Весна (Верга) - страница 3

Наступил октябрь. Печальная осень наводила тоску; Паоло предложил съездить в деревню, на озеро. Воспользовавшись днем, когда уезжал куда-то её папаша, рискнули на огромную глупость – пятьдесят лир она стоила! – и отправились в Комо на целый день. В гостинице хозяин спросил, уедут-ли они с вечерним поездом… Дорогой, Паоло ужь спрашивал Принцессу, как им быть, если придется ночевать не дома. Она смеялась.

– Ну, скажу, что ночевала в магазине, что была спешная работа.

Теперь, молодой человек, затрудняясь, посмотрел на хозяина, на нее, и не знал что сказать. Она наклоняла голову, отвечала; – «Уедем завтра!» – хозяин вышел, они обнялись – и тем кончилось.

О, славные прежде бывали дни, когда они рука в руку, гуляли под цветущими каштанами, и ни от кого не прятались, и сами не смотрели кругом, не видали дам в шелковых платьях, карет четверней, новеньких шляп молодых господ, которые скакали с сигарами в зубах! О, славные воскресные дни, когда бывало, кутили на пять лир! О, славные вечера, когда, бывало, целый час простаивали у ворот и все не могли расстаться, не говоря и десятка слов, не расхватывая рук, не замечая торопливых прохожих!.. Когда это началось, они и не думали, что полюбят в самом деле… Вот, полюбили, и доказали – и начались другие тревоги.

Паоло никогда не говорил ей о том, другом. Он угадал его существование с первого дня, с того раза как Принцесса стала под зонтик; угадал – по сотне пустяков, незначительных признаков движений, по звуку голоса на некоторых словах. Теперь, вдруг поднялось какое-то болезненное любопытство. Она была сердечно правдива и призналась во всем. Паоло не сказал ни слова. Он смотрел на занавески огромной трактирной постели, захватанные неизвестными руками…

Они знали, что этот праздник не сегодня – завтра кончится; знали оба и не заботились; может быть, потому, что перед ними еще был великий праздник юности. Он почувствовал как будто облегчение от признания девушки, как будто оно разом избавляло от всякого колебания и совестливости, как будто свободнее виделась впереди минута прощания… Об этой минуте часто думали оба, – спокойно, как о неизбежном, с покорностью – преждевременной и не предвещавшей добра. Покуда они друг друга еще любили и обнимались!.. Когда минута настала, вышло совсем другое.

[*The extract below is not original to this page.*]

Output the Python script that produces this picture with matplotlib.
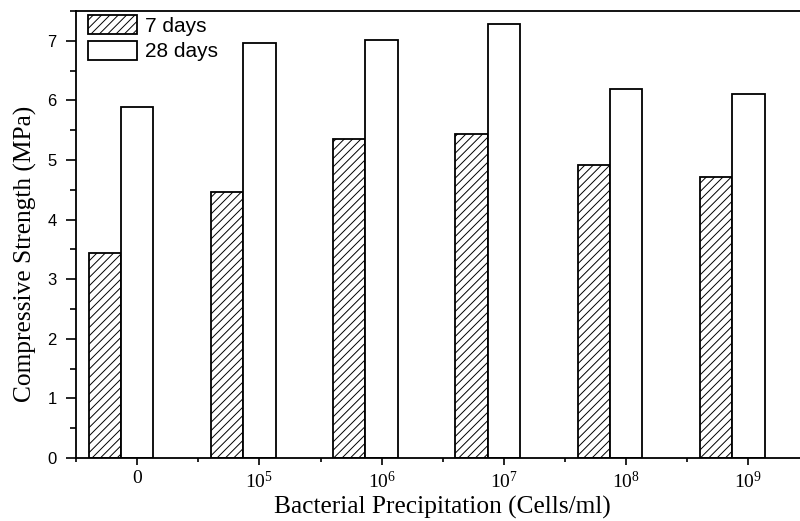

Бедному малому были очень нужны сапоги и деньги. Его сапоги истрепались, бегая на грезами артистических снов и юношеского честолюбия, за этими гибельными грезами, которые толпами слетаются со всех концов Италии и гаснут у зеркальных окоп Галлереи в холодные зимние ночи, в печальные голодные дни. Дорого стоили Паоло бедные глупости его любви! В двадцать-пять лет, когда все богатство – голова да сердце, люди не имеют права любить, даже какую-нибудь Принцессу; ни на миг, под страхом свалиться в пропасть, не имеют права отвести глаз от роскошной, обольстившей иллюзии: она, может быть, звезда будущего! Вперед, все вперед, приковав взор к этому маяку, пристально, жадно, – идти, запереть сердце, не слушать, не уставать, – идти неумолимо, хотя-бы пришлось растоптать сердце… Паоло занемог и никто этого не знал; даже целые три дня не знала и Принцесса. Настали тяжкие, черные дни, когда люди уходят бродить по пыльным дорогам за заставу, глазеют в окна золотых дел мастеров, читают объявления вывешенные в полиции; дни, когда в голове мутит, глядя на реку под мостом, – а поднять голову – вечно в глазах эти иголки Собора!.. По вечерам, дожидаясь на улице Сильвио-Пеллико, вечером казался Паоло холоднее, часы длиннее прежних, походка Принцессы не так легка и привлекательна.